Hunter architectural historian Les Reedman wrote that if Menkens was unhappy with a building's new brickwork, he would fling off his top hat and coat, grab a trowel from the bewildered bricklayer and do the job himself.
Menkens once went to jail on a point of principle, but continued designing buildings while inside, his prison term coinciding with an economic depression when few buildings were erected. There was a big party to celebrate when he was released.
Married briefly in 1885, Menkens lived largely a bachelor life, lodging at the Great Northern Hotel.
He must have also been a romantic with a sense of humour. His final home in Sydney, Chateau D'If , was apparently named after the Mediterranean fortress, later a prison, off Marseille, famous as the setting for the French novel The Count of Monte Cristo.
His historic Longworth Institute building, in Scott Street, is now a wedding and function centre as well as a tapas bar. The heritage building was restored by Suters Architects in 2000.
In recognition of the high standard of renovation on the Newcastle icon it received a prestigious Royal Australian Institute of Architects Heritage Award.

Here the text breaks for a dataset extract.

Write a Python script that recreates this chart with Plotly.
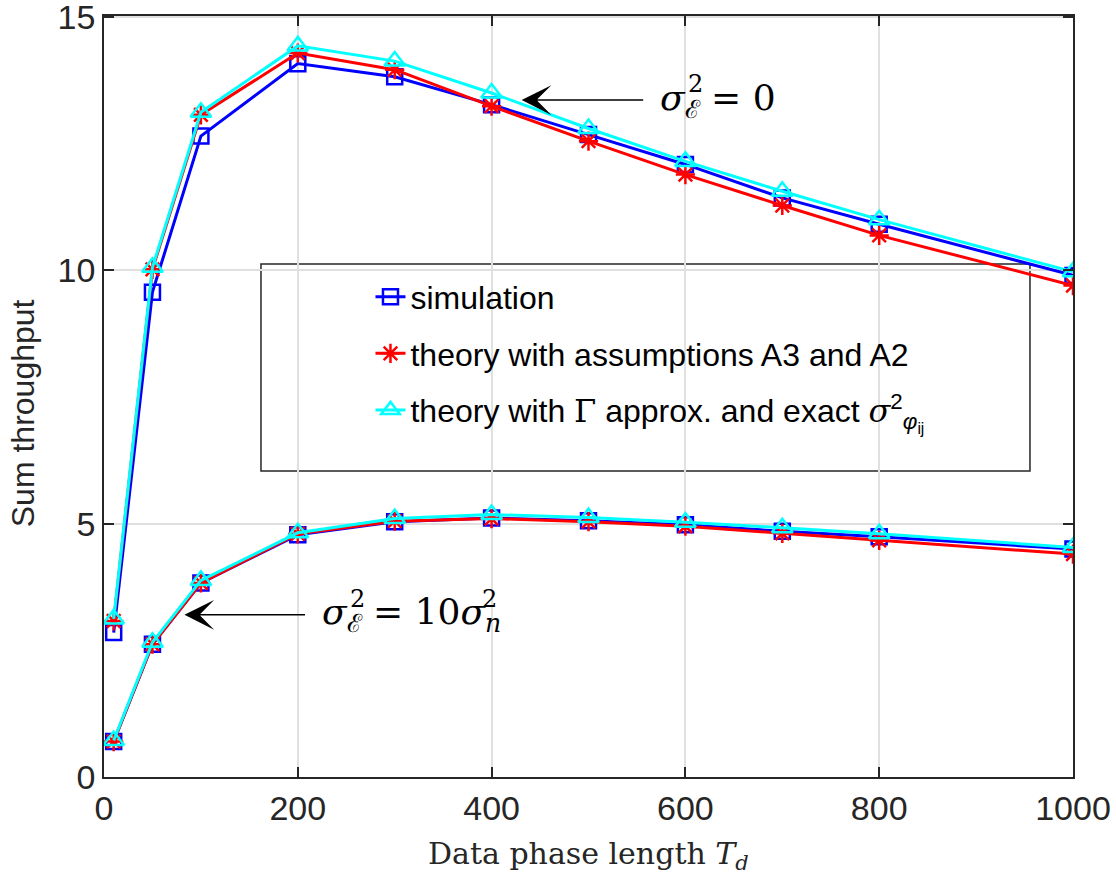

In 2009, the ornate site was further internally renovated for its present use as a function centre and wine bar.
The building is now flooded with natural light through glass roofing which highlights the original polished floors, marble fireplaces, kauri pine ceilings and cedar doors, windows and cornices.
Designed by Menkens for wine auctions and with "superior office accommodation", the building also housed the architect's own offices for many years.
After that it had many uses, including as an art gallery, library and musical recital hall and more famously from the 1970s to 1990s as the Air Force Club.
In recognition of Newcastle's once most prolific architect, the Lower Hunter Civic Design Awards include two residential development categories known as the Menkens Awards to honour his work.
His memory is also enshrined in other ways. Large photographs of him hold pride of place in one of his creations, the bond store offices in the East End occupied by Suters Architects.
Another large photographic portrait was installed in the foyer of a warehouse conversion in Scott Street, in inner Newcastle, to honour Menkens.
The warehouse, built in 1899 for R. Hall & Son, was later occupied by well-known clothing firm Rundles. Reopened in 1998 after being extensively converted for residential living, the former warehouse now bears the name Menkens Apartments.
Still sporting exposed brick walls and high timber beams, one of the original occupants was chairman of the Hunter National Trust committee Keith Parsons.
As a man who values history, Parsons had long had an interest in Menkens and how he shaped the character of the city so long ago.
That interest drew him to Sydney to track down the architect's last design brief, his own home in Randwick, built in 1909.
But far from being the crowning glory of a stellar career, Parsons said he was surprised by the sheer ordinariness of the place.
It was in stark contrast to the genius Menkens had so obviously shown throughout Newcastle and the Hunter Valley earlier in his career.